Entries provided:
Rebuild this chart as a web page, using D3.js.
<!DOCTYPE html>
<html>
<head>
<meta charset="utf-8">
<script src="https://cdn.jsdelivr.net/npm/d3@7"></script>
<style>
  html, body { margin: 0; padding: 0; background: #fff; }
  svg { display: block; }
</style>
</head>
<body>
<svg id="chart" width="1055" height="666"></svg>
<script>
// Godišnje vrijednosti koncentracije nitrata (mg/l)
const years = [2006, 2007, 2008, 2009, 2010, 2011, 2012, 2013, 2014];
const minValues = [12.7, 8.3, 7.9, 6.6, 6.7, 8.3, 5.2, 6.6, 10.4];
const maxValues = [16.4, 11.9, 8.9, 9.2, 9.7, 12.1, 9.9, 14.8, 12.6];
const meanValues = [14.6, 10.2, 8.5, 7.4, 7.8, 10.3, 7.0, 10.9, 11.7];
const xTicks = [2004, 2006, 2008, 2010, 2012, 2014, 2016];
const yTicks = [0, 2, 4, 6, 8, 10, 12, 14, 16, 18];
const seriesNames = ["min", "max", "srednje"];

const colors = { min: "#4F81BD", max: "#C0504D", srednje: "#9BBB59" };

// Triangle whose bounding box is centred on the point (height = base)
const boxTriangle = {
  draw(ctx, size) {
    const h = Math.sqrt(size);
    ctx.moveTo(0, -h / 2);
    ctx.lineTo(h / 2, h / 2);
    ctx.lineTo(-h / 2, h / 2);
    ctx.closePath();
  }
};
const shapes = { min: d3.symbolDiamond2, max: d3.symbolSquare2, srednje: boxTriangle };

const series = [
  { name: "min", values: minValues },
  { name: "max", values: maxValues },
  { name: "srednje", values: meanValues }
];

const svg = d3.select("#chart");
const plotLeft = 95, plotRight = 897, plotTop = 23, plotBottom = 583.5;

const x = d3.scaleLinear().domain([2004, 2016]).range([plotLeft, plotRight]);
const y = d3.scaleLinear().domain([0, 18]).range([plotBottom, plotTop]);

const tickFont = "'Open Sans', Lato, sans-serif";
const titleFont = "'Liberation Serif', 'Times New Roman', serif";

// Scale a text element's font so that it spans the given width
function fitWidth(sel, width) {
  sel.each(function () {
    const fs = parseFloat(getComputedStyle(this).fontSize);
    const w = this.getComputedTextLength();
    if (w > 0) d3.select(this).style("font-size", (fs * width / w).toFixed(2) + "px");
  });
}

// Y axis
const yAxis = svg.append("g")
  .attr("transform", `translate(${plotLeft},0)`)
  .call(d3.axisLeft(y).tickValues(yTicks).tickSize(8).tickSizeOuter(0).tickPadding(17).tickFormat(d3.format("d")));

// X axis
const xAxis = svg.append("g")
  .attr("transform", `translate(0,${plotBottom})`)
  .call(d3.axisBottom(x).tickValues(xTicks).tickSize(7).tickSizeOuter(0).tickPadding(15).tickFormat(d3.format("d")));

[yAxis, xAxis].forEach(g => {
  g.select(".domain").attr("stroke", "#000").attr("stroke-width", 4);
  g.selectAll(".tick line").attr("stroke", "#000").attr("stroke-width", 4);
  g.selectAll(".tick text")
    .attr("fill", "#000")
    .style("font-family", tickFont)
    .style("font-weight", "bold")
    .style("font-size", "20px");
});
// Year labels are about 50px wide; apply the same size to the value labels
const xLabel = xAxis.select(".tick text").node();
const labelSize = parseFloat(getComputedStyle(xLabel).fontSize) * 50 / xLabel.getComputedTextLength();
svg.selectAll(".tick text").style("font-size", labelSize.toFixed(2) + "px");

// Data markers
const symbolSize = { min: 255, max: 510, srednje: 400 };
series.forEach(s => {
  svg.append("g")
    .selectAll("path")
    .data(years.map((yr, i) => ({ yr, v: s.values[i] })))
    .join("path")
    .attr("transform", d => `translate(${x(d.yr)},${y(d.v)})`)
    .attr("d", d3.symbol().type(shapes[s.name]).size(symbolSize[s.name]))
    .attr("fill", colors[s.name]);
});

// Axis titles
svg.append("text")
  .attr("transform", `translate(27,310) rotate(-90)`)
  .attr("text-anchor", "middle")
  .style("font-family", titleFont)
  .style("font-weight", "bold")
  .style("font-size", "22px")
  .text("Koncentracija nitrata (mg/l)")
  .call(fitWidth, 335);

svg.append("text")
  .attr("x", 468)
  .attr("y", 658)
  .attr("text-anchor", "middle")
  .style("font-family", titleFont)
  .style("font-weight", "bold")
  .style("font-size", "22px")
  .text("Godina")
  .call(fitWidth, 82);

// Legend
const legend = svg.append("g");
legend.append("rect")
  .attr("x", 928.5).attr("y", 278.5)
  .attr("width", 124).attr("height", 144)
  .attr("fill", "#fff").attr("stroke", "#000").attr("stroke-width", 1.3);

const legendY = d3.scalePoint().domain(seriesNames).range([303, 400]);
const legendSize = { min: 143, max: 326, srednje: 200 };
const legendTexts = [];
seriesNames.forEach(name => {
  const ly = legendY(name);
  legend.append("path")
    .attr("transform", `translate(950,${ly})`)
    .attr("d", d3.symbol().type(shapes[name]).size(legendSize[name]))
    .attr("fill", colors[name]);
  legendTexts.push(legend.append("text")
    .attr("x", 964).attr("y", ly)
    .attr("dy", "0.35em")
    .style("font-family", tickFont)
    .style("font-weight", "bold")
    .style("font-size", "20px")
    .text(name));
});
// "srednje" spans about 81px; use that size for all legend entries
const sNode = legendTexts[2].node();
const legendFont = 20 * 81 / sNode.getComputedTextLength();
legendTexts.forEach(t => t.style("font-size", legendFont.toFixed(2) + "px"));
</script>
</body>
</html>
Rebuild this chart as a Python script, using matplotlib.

What is asked:
Using the data above, repeat every line exactly.

Result of this exercise:
Rebuild this chart as a web page, using D3.js.
<!DOCTYPE html>
<html>
<head>
<meta charset="utf-8">
<script src="https://cdn.jsdelivr.net/npm/d3@7"></script>
<style>
  html, body { margin: 0; padding: 0; background: #fff; }
  svg { display: block; }
</style>
</head>
<body>
<svg id="chart" width="1055" height="666"></svg>
<script>
// Godišnje vrijednosti koncentracije nitrata (mg/l)
const years = [2006, 2007, 2008, 2009, 2010, 2011, 2012, 2013, 2014];
const minValues = [12.7, 8.3, 7.9, 6.6, 6.7, 8.3, 5.2, 6.6, 10.4];
const maxValues = [16.4, 11.9, 8.9, 9.2, 9.7, 12.1, 9.9, 14.8, 12.6];
const meanValues = [14.6, 10.2, 8.5, 7.4, 7.8, 10.3, 7.0, 10.9, 11.7];
const xTicks = [2004, 2006, 2008, 2010, 2012, 2014, 2016];
const yTicks = [0, 2, 4, 6, 8, 10, 12, 14, 16, 18];
const seriesNames = ["min", "max", "srednje"];

const colors = { min: "#4F81BD", max: "#C0504D", srednje: "#9BBB59" };

// Triangle whose bounding box is centred on the point (height = base)
const boxTriangle = {
  draw(ctx, size) {
    const h = Math.sqrt(size);
    ctx.moveTo(0, -h / 2);
    ctx.lineTo(h / 2, h / 2);
    ctx.lineTo(-h / 2, h / 2);
    ctx.closePath();
  }
};
const shapes = { min: d3.symbolDiamond2, max: d3.symbolSquare2, srednje: boxTriangle };

const series = [
  { name: "min", values: minValues },
  { name: "max", values: maxValues },
  { name: "srednje", values: meanValues }
];

const svg = d3.select("#chart");
const plotLeft = 95, plotRight = 897, plotTop = 23, plotBottom = 583.5;

const x = d3.scaleLinear().domain([2004, 2016]).range([plotLeft, plotRight]);
const y = d3.scaleLinear().domain([0, 18]).range([plotBottom, plotTop]);

const tickFont = "'Open Sans', Lato, sans-serif";
const titleFont = "'Liberation Serif', 'Times New Roman', serif";

// Scale a text element's font so that it spans the given width
function fitWidth(sel, width) {
  sel.each(function () {
    const fs = parseFloat(getComputedStyle(this).fontSize);
    const w = this.getComputedTextLength();
    if (w > 0) d3.select(this).style("font-size", (fs * width / w).toFixed(2) + "px");
  });
}

// Y axis
const yAxis = svg.append("g")
  .attr("transform", `translate(${plotLeft},0)`)
  .call(d3.axisLeft(y).tickValues(yTicks).tickSize(8).tickSizeOuter(0).tickPadding(17).tickFormat(d3.format("d")));

// X axis
const xAxis = svg.append("g")
  .attr("transform", `translate(0,${plotBottom})`)
  .call(d3.axisBottom(x).tickValues(xTicks).tickSize(7).tickSizeOuter(0).tickPadding(15).tickFormat(d3.format("d")));

[yAxis, xAxis].forEach(g => {
  g.select(".domain").attr("stroke", "#000").attr("stroke-width", 4);
  g.selectAll(".tick line").attr("stroke", "#000").attr("stroke-width", 4);
  g.selectAll(".tick text")
    .attr("fill", "#000")
    .style("font-family", tickFont)
    .style("font-weight", "bold")
    .style("font-size", "20px");
});
// Year labels are about 50px wide; apply the same size to the value labels
const xLabel = xAxis.select(".tick text").node();
const labelSize = parseFloat(getComputedStyle(xLabel).fontSize) * 50 / xLabel.getComputedTextLength();
svg.selectAll(".tick text").style("font-size", labelSize.toFixed(2) + "px");

// Data markers
const symbolSize = { min: 255, max: 510, srednje: 400 };
series.forEach(s => {
  svg.append("g")
    .selectAll("path")
    .data(years.map((yr, i) => ({ yr, v: s.values[i] })))
    .join("path")
    .attr("transform", d => `translate(${x(d.yr)},${y(d.v)})`)
    .attr("d", d3.symbol().type(shapes[s.name]).size(symbolSize[s.name]))
    .attr("fill", colors[s.name]);
});

// Axis titles
svg.append("text")
  .attr("transform", `translate(27,310) rotate(-90)`)
  .attr("text-anchor", "middle")
  .style("font-family", titleFont)
  .style("font-weight", "bold")
  .style("font-size", "22px")
  .text("Koncentracija nitrata (mg/l)")
  .call(fitWidth, 335);

svg.append("text")
  .attr("x", 468)
  .attr("y", 658)
  .attr("text-anchor", "middle")
  .style("font-family", titleFont)
  .style("font-weight", "bold")
  .style("font-size", "22px")
  .text("Godina")
  .call(fitWidth, 82);

// Legend
const legend = svg.append("g");
legend.append("rect")
  .attr("x", 928.5).attr("y", 278.5)
  .attr("width", 124).attr("height", 144)
  .attr("fill", "#fff").attr("stroke", "#000").attr("stroke-width", 1.3);

const legendY = d3.scalePoint().domain(seriesNames).range([303, 400]);
const legendSize = { min: 143, max: 326, srednje: 200 };
const legendTexts = [];
seriesNames.forEach(name => {
  const ly = legendY(name);
  legend.append("path")
    .attr("transform", `translate(950,${ly})`)
    .attr("d", d3.symbol().type(shapes[name]).size(legendSize[name]))
    .attr("fill", colors[name]);
  legendTexts.push(legend.append("text")
    .attr("x", 964).attr("y", ly)
    .attr("dy", "0.35em")
    .style("font-family", tickFont)
    .style("font-weight", "bold")
    .style("font-size", "20px")
    .text(name));
});
// "srednje" spans about 81px; use that size for all legend entries
const sNode = legendTexts[2].node();
const legendFont = 20 * 81 / sNode.getComputedTextLength();
legendTexts.forEach(t => t.style("font-size", legendFont.toFixed(2) + "px"));
</script>
</body>
</html>
Rebuild this chart as a Python script, using matplotlib.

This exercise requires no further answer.